Angel is the first album by the rock band Angel. "Tower", the keyboard-heavy opening track, was used widely during the late 1970s and early 1980s by album rock radio stations in the US for various advertising purposes. The track is also on K-SHE radio's Classic List. This album can be seen as representing the band's early progressive roots, with Helluva Band seeing the group starting to move towards an increasingly hard rock-oriented sound. Tracks 6–8 segue to form a 10-minute mini suite.

Professional ratings
Review scores
| Source | Rating |
| Allmusic | Star Half star |

== Track listing ==
1. "Tower" – 6:59 (Frank Dimino, Greg Giuffria, Punky Meadows)

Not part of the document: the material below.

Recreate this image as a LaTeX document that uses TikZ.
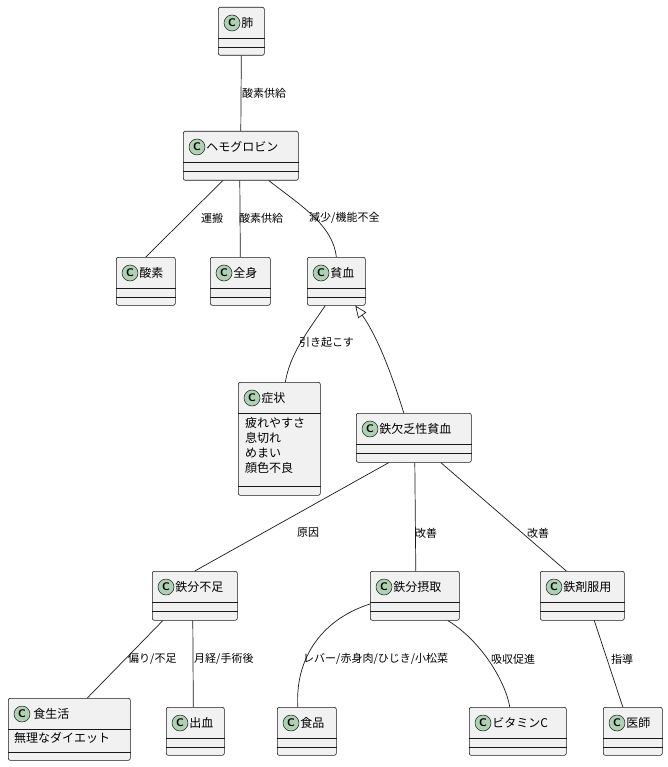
\documentclass[tikz,border=0pt]{standalone}
\usepackage{fontspec}
\setmainfont{Noto Sans CJK JP}
\usetikzlibrary{calc,arrows.meta,positioning}
\definecolor{clsfill}{HTML}{F1F1F1}
\definecolor{clsline}{HTML}{181818}
\definecolor{spot}{HTML}{ADD1B2}

% class box: id, left, top, width, height, title, sep1, sep2
\newcommand{\umlclass}[8]{%
  \node[clsbox, minimum width=#4pt, minimum height=#5pt, anchor=north west] (#1) at (#2,#3) {};
  \node[spotc] (#1c) at ([xshift=14pt,yshift=-16pt]#1.north west) {C};
  \node[title, right=1pt of #1c] (#1t) {#6};
  \draw[clsline, line width=.5pt] ([yshift=-#7pt]#1.north west) -- ([yshift=-#7pt]#1.north east);
  \draw[clsline, line width=.5pt] ([yshift=-#8pt]#1.north west) -- ([yshift=-#8pt]#1.north east);
}

\begin{document}
\begin{tikzpicture}[x=1pt,y=-1pt,
  clsbox/.style={draw=clsline, fill=clsfill, line width=.6pt, rounded corners=2pt, inner sep=0pt},
  spotc/.style={circle, draw=clsline, fill=spot, line width=.5pt, minimum size=16pt, inner sep=0pt, font=\sffamily\bfseries\fontsize{11}{11}\selectfont},
  title/.style={inner sep=0pt, font=\fontsize{12}{14}\selectfont},
  attr/.style={inner sep=0pt, anchor=north west, align=left, font=\fontsize{12}{15}\selectfont},
  lbl/.style={inner sep=0pt, anchor=west, font=\fontsize{11}{13}\selectfont},
  assoc/.style={draw=clsline, line width=.7pt}]

\useasboundingbox (0,0) rectangle (667,767);

% classes
\umlclass{lung}{218}{7}{46}{48}{肺}{31}{40}
\umlclass{hemo}{183}{131}{115}{49}{ヘモグロビン}{31}{40}
\umlclass{oxy}{116}{257}{59}{48}{酸素}{31}{40}
\umlclass{body}{210}{257}{60}{48}{全身}{31}{40}
\umlclass{anemia}{307}{257}{58}{48}{貧血}{31}{40}
\umlclass{symp}{238}{382}{82}{113}{症状}{31}{104}
\node[attr] (sympa) at (245,417) {疲れやすさ\\息切れ\\めまい\\顔色不良};
\umlclass{ida}{356}{413}{115}{49}{鉄欠乏性貧血}{31}{40}
\umlclass{lack}{152}{571}{85}{49}{鉄分不足}{31}{40}
\umlclass{intake}{370}{571}{89}{49}{鉄分摂取}{31}{40}
\umlclass{pill}{540}{571}{84}{49}{鉄剤服用}{31}{40}
\umlclass{diet}{8}{698}{122}{62}{\,食生活}{31}{54}
\node[attr] (dieta) at (14,732) {無理なダイエット};
\umlclass{bleed}{166}{707}{58}{48}{出血}{31}{40}
\umlclass{food}{277}{707}{59}{48}{食品}{31}{40}
\umlclass{vitc}{469}{707}{97}{48}{ビタミンC}{31}{40}
\umlclass{doc}{603}{707}{59}{48}{医師}{31}{40}

% edges
\draw[assoc] (lung.south) -- (hemo.north);
\node[lbl] at (242,93) {酸素供給};
\draw[assoc] ([xshift=-18pt]hemo.south) -- (oxy.north);
\node[lbl] at (201,218) {運搬};
\draw[assoc] ([xshift=-1pt]hemo.south) -- (body.north);
\node[lbl] at (239,218) {酸素供給};
\draw[assoc] ([xshift=28pt]hemo.south) .. controls (300,205) and (333,225) .. (anemia.north);
\node[lbl] at (309,218) {減少/機能不全};
\draw[assoc] ([xshift=-11pt]anemia.south) .. controls (305,335) and (290,355) .. ([xshift=6pt]symp.north);
\node[lbl] at (299,342) {引き起こす};
\draw[assoc, -{Triangle[open, length=12pt, width=10pt]}] ([xshift=-10pt]ida.north) .. controls (395,385) and (380,340) .. ([xshift=19pt]anemia.south);
\node[lbl] at (297,533) {原因};
\draw[assoc] ([xshift=-25pt]ida.south) -- (lack.north);
\draw[assoc] ([xshift=1pt]ida.south) -- ([xshift=1pt]intake.north);
\node[lbl] at (415,533) {改善};
\draw[assoc] ([xshift=27pt]ida.south) -- ([xshift=-16pt]pill.north);
\node[lbl] at (527,533) {改善};
\draw[assoc] ([xshift=-32pt]lack.south) -- ([xshift=18pt]diet.north);
\node[lbl] at (128,659) {偏り/不足};
\draw[assoc] ([xshift=-2pt]lack.south) -- ([xshift=-2pt]bleed.north);
\node[lbl] at (194,659) {月経/手術後};
\draw[assoc] ([yshift=-33pt]intake.north west) .. controls (320,620) and (295,660) .. ([xshift=-9pt]food.north);
\node[lbl] at (303,659) {レバー/赤身肉/ひじき/小松菜};
\draw[assoc] ([xshift=33pt]intake.south) .. controls (480,640) and (505,680) .. ([xshift=-8pt]vitc.north);
\node[lbl] at (491,659) {吸収促進};
\draw[assoc] ([xshift=12pt]pill.south) -- ([xshift=-10pt]doc.north);
\node[lbl] at (611,659) {指導};
\end{tikzpicture}
\end{document}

2. "Long Time" – 7:02 (Dimino, Giuffria, Meadows)
3. "Rock and Rollers" – 4:01 (Dimino, Giuffria, Meadows)
4. "Broken Dreams" – 5:15 (Dimino, Meadows)

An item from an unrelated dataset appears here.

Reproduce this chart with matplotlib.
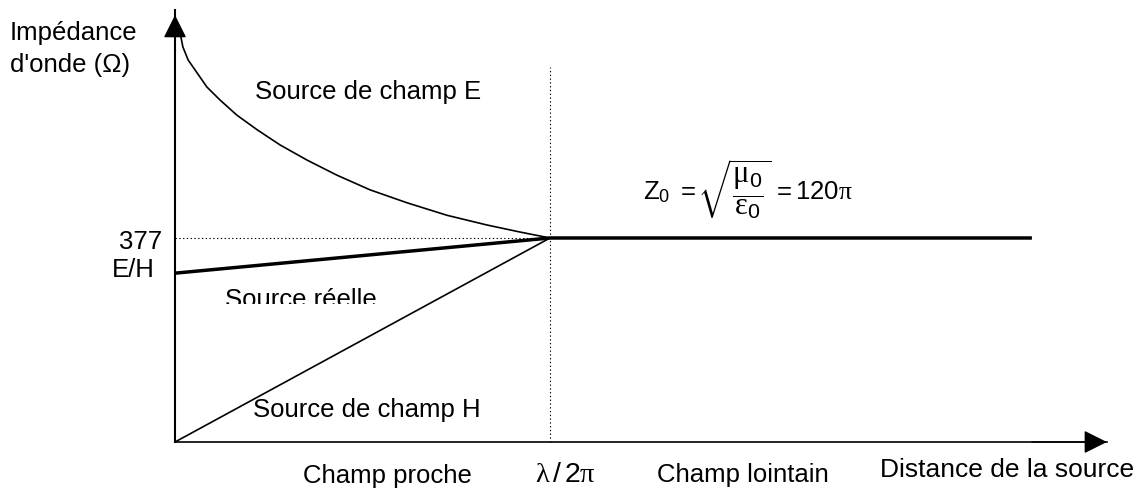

5. "Mariner" – 4:23 (Dimino, Giuffria, Big Jim Sullivan, Derek Lawrence)
6. "Sunday Morning" – 4:10 (Dimino, Giuffria)
7. "On & On" – 4:19 (Dimino, Giuffria, Meadows, Mickey Jones)

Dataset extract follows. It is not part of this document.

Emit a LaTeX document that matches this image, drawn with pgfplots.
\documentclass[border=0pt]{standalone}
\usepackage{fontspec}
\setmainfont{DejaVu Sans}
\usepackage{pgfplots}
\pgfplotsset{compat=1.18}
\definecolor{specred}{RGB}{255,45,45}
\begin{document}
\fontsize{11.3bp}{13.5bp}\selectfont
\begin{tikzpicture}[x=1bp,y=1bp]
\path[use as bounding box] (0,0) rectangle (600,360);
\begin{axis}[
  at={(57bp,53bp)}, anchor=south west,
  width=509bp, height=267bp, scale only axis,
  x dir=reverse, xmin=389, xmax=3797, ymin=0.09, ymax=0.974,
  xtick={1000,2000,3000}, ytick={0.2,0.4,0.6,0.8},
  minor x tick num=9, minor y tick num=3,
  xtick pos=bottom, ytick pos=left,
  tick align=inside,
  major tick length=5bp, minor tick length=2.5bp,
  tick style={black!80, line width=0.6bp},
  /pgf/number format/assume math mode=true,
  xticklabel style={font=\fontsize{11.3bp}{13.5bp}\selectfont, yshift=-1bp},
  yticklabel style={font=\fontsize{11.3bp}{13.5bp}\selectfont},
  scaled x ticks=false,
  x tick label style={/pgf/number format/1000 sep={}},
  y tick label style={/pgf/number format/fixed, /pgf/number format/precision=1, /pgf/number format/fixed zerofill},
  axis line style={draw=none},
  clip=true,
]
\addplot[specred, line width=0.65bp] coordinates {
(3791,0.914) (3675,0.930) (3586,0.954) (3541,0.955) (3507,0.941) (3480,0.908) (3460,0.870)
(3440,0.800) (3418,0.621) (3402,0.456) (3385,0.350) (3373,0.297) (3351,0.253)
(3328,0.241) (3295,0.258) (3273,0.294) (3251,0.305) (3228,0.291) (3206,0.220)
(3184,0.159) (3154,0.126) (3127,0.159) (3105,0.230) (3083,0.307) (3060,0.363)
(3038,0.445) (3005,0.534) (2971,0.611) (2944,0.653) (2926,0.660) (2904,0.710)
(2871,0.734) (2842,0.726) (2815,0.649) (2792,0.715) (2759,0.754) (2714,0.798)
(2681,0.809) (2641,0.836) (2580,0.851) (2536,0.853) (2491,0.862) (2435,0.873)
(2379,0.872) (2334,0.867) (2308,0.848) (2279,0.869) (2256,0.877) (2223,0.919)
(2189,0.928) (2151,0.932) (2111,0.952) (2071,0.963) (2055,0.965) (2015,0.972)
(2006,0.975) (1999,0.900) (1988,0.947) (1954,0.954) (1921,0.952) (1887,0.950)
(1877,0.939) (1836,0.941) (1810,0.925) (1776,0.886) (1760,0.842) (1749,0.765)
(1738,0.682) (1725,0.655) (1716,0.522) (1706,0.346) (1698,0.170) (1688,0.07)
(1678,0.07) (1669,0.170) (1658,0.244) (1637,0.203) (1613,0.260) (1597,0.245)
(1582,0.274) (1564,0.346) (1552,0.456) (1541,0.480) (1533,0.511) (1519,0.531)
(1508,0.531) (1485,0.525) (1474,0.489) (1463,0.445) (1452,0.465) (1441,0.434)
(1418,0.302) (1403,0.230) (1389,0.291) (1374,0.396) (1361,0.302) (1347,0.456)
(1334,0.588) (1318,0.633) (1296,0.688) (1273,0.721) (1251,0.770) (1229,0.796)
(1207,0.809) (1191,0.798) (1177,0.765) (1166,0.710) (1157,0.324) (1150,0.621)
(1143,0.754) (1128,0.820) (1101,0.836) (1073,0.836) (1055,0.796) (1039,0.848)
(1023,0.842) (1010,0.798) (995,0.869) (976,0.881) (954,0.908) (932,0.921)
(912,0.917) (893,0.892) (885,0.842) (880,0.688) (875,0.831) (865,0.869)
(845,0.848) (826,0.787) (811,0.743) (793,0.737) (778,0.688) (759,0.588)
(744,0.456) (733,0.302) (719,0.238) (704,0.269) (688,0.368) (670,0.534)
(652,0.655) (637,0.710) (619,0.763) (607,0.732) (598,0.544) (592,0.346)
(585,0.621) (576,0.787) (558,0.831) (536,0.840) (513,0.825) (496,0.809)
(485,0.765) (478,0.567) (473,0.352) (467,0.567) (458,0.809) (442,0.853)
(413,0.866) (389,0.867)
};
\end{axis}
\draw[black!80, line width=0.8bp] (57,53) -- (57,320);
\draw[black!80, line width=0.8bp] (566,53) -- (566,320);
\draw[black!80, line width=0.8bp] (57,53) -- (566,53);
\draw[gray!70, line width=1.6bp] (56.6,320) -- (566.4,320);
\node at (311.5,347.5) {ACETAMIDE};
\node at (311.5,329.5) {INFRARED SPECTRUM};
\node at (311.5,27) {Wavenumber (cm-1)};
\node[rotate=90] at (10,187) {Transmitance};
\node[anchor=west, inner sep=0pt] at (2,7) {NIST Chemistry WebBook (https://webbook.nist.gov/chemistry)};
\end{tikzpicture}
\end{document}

8. "Angel (Theme)" – 1:39 (Giuffria, Barry Brandt)

== Personnel ==
- Frank DiMino - lead vocals
- Punky Meadows - lead and acoustic guitars
- Gregg Giuffria - organ, piano, clavinet, harpsichord, Mellotron, synthesizers, string ensemble
- Mickie Jones - bass guitar
- Barry Brandt - drums, percussion

==Production==
- Arranged by Angel
- Produced by Derek Lawrence and Big Jim Sullivan
- Recording and mix by Peter Granet
- Mastered at Allen Zentz Mastering
- All songs published by White Angel Music.